Hermana joined the excavation at Magdala in 2012.
Magdala ruins uncovered
The ruins of this ancient Jewish town were uncovered by surprise while laying foundations for a guesthouse on the property which clergyman Father Juan Solana had raised funds for.
Having studied Archaeology while doing a degree in History and Geography in Jerusalem, Hermana desired to participate in a dig.
“When the opportunity arose to do so at Magdala,” she recalls, “it was only the first step into a grand adventure”.
In 2014 a worship centre was completed and inaugurated in Magdala.
According to Hermana, Fr Solana wanted the centre to highlight Jesus’ public ministry — but due to the town’s connection to Mary Magdalene, he also felt impressed to focus on women.
Works of art were commissioned and four beautiful chapels with mosaic arches came about.
In a larger room, an altar (lectern) in the shape of a fishing boat was crafted, and icons of the apostles positioned on the walls.
Eight slender columns were shaped according to accurate, (but feminine) dimensions and positioned in the women’s atrium.
They bear the names of certain New Testament women, and stand on a replica of the mosaic floor discovered in the ancient synagogue.
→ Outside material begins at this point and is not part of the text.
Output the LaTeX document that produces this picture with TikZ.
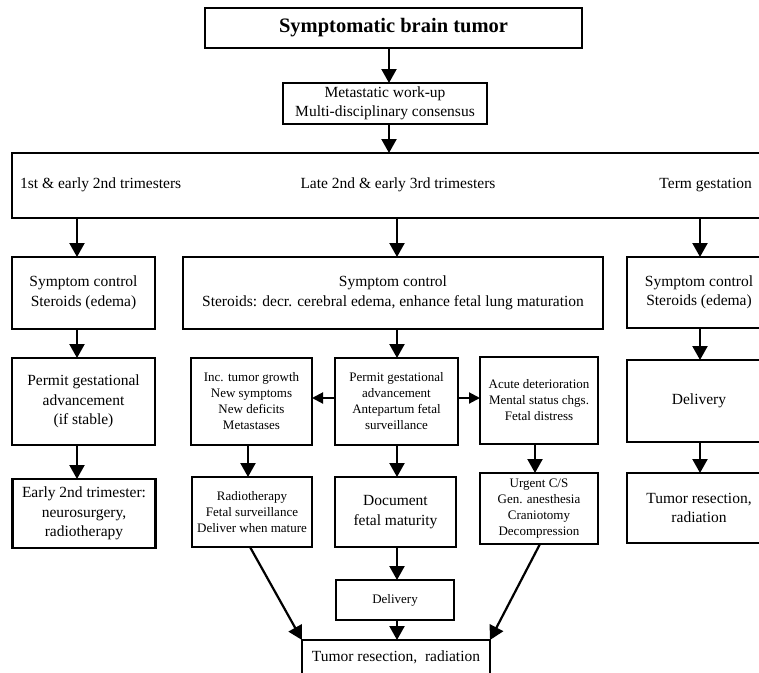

“Come and see!” is Hermana’s invitation to anyone who wants to experience historical artefacts and a 2 000 year-old fishing village.
Magdala’s reconciliatory role
More than that — for the leadership, right from the beginning, Magdala served a role in reconciliation.
Hermana tells us that: “Magdala’s archaeology has attracted Jews and Gentiles alike — but these are not the only groups that cross paths here.”
Hermana reports that an Arabic TV network, which broadcasts to an estimated 4 million listeners, recorded a documentary in Magdala recently.
She also fondly recalls a recent gathering where two Arab youth stood at her left and a Jewish Pastor on her right — all of them sang the Hebrew text from Isaiah 61, in the synagogue at Magdala!
The incredible significance of this Messianic prophetic text lies in the fact that Isaiah 61 is the portion of Scripture Jesus Himself read in a synagogue during His ministry on earth.
…and the scroll of the prophet Isaiah was handed to Him [Jesus]. Unrolling it, He found the place where it is written:
The Spirit of the Lord is on Me,
because He has anointed Me
to proclaim good news to the poor.
He has sent Me to proclaim freedom for the prisoners
and recovery of sight for the blind,
to set the oppressed free,
to proclaim the year of the Lord’s favour. (Luke 4:17-19)
The Father’s love transcends all boundaries — and it is this ministry of love that Hermana hopes visitors to Magdala will experience.
She says, “Our aim is to facilitate an environment where people can personally encounter the Lord.”